Submitted to: Insect Biochemistry and Molecular Biology
Publication Type: Peer reviewed journal
Publication Acceptance Date: 9/17/2007
Publication Date: 3/1/2008
Citation: Park, Y., Aikins, J., Wang, L.J., Beeman, R.W., Oppert, B.S., Lord, J.C., Brown, S.J., Lorenzen, M.D., Richards, S., Weinstock, G., Gibbs, R. 2008. Analysis of transcriptome data in the red flour beetle, Tribolium castaneum. Insect Biochemistry and Molecular Biology 38: 380-386. Interpretive Summary: Although the genome sequence is now available for the red flour beetle, deciphering actual genes (i.e., annotation) remains a challenging task. We have analyzed DNA transcripts from different red flour beetle tissues to help with the genome annotation. From more than 61,000 transcripts, we were able to match about 39% of genes that had been predicted from an automated gene prediction program. However, about 13% of the transcripts were not within predicted genes, indicating that many real genes were missed by the automated program. Our analysis suggests that there are approximately 7,500 genes in the red flour beetle genome. These data provide evidence of the power of high throughput sequencing of DNA transcripts in refining genomic data. Knowledge of red flour beetle genes should enable improved methods of controlling these and other insect pests.

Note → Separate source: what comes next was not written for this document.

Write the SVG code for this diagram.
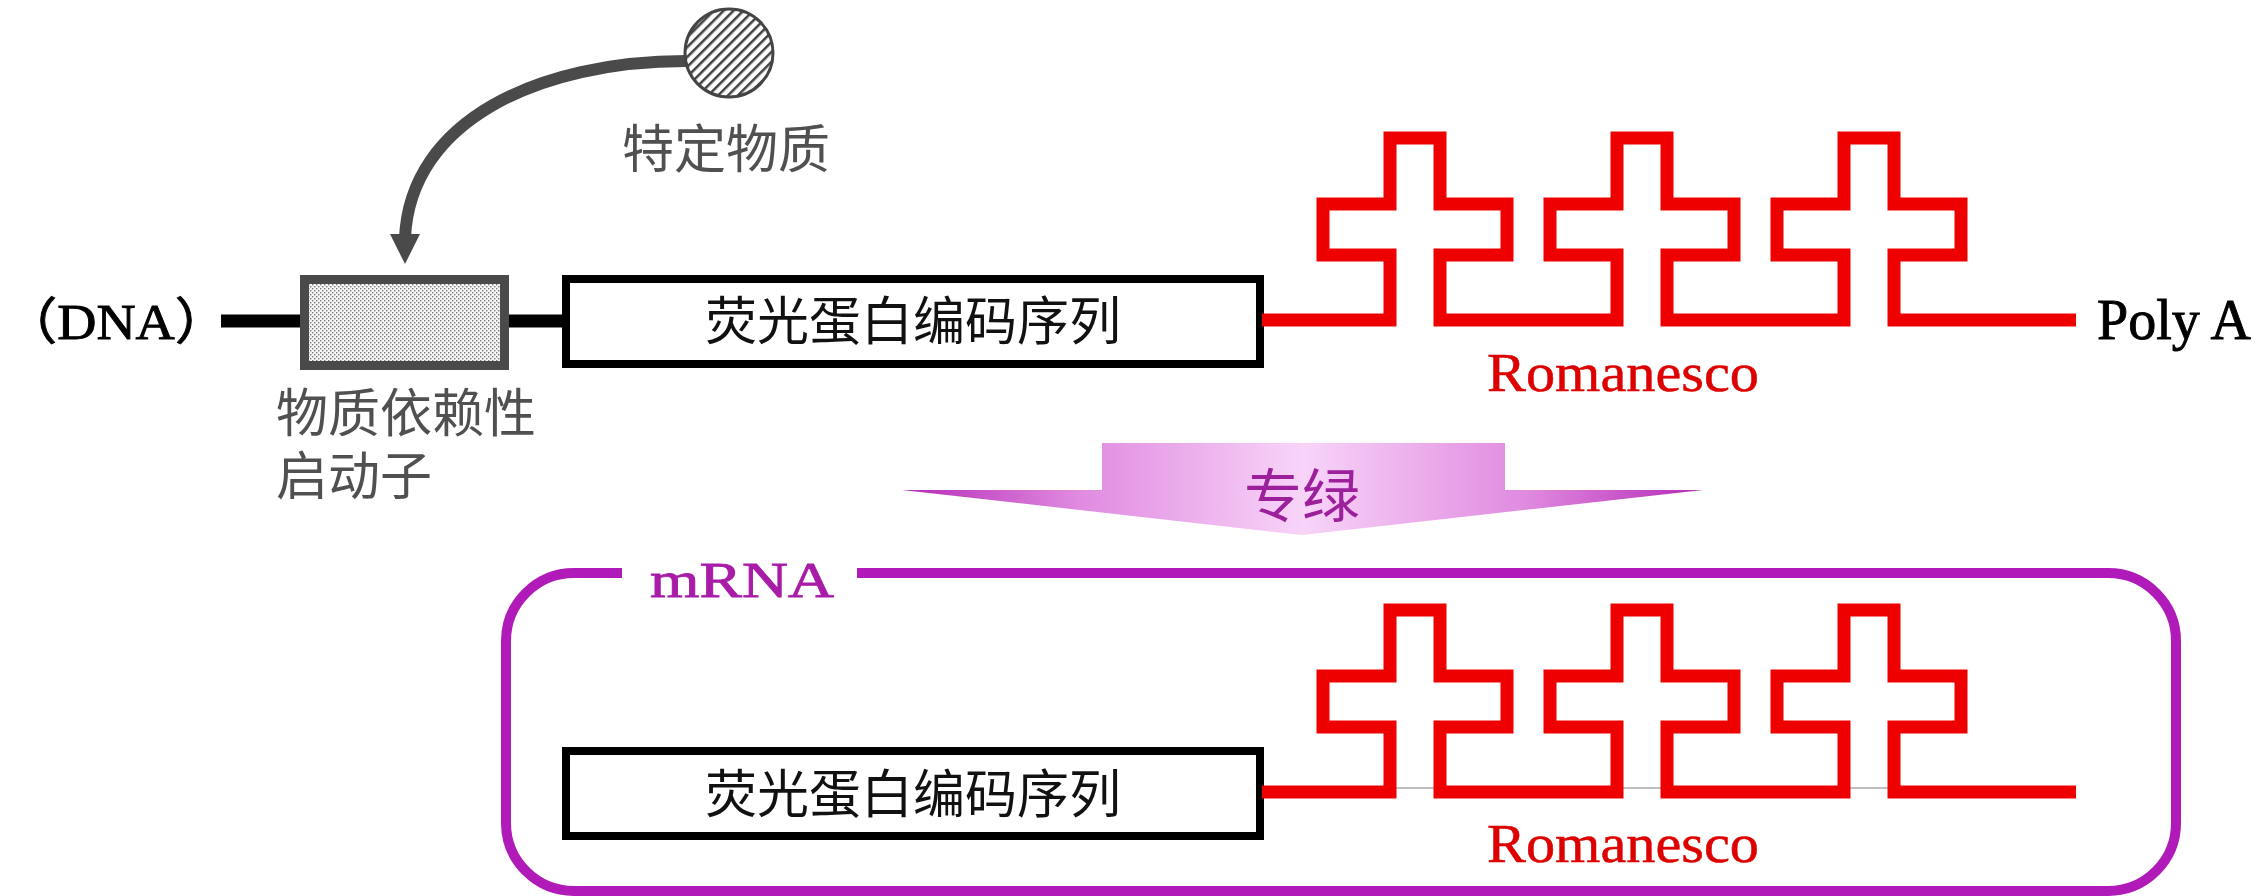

Technical Abstract: The genome sequence of Tribolium castaneum, a coleopteran pest of stored products, has recently been determined. In order to facilitate accurate annotation and detailed functional analysis of this genome, we have compiled and analyzed all available expressed sequence tag (EST) data. The raw data consist of a total of 61,228 EST sequences, including 10,704 downloaded from NCBI and an additional 50,524 derived from 32,544 clones generated in our laboratories. These sequences were derived from six different tissue- or stage-specific cDNA libraries, namely embryo, hindgut and Malpighian tubules, ovary, and head (from adult insects) and carcasses of mixed-stage, whole larvae. The 61,228 sequences were assembled into 12,269 clots (UniESTs) of which 10,134 mapped onto 6,463 (39%) of the 16,422 predicted genes that comprise the GLEAN set. Another ~1,600 UniESTs (13% of the total) with high matches to the genome were not predicted in the GLEAN set, suggesting that a considerable number of transcribed sequences were missed by the GLEAN prediction algorithm. We conservatively estimate that the current EST set represents more than 7,500 transcription units.